Here are four tips for living in a micro-unit:
Those who live in Tweet-sized units know it takes certain adjustments, and they have advice to offer — wisdom that even McMansion dwellers might find beneficial.
Don’t eat breakfast, lunch, and dinner in bed (even if it is in your “kitchen”).
Host only people you like. Really think about how you spend your time and with whom.
Take a zero-tolerance approach to clutter.
The truth is that “micro” — like virtually everything else in life — is relative.

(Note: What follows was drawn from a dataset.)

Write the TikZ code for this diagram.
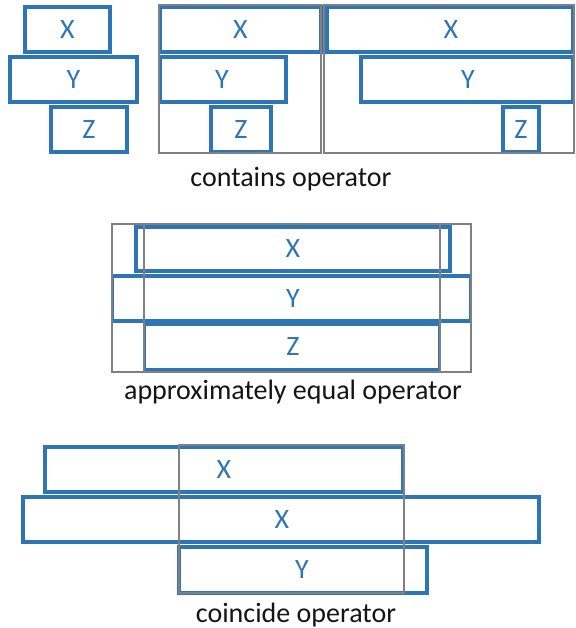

An interesting mix of ideas. I think three and four are most helpful: less space means you simply can’t hold onto as much and living in a small space requires a different mindset that may not take some long to get used to. The first two are quirkier. If you have limited space, why not eat in bed? Is this about keeping some semblance of a “normal” life where people don’t eat all their meals in the bedroom? Didn’t the Romans often eat reclining? The second hints at some different social dynamics. Just like some commentary these days suggesting you really should pare down your friends list on Facebook, having a smaller unit means you have to be serious about who you invite over. And it may not just be about a numbers game of how many people you fit inside; it might also be about who can work with a small space. Imagine a really loud party person; they may not work well in little space.
While much of the interest in tiny houses has been about design or providing affordable housing (and perhaps these goals are mutually exclusive), there will likely be a growing commentary on what it takes to live in such spaces. How might tiny houses really change your whole mindset or won’t it matter so much as these smaller spaces spread?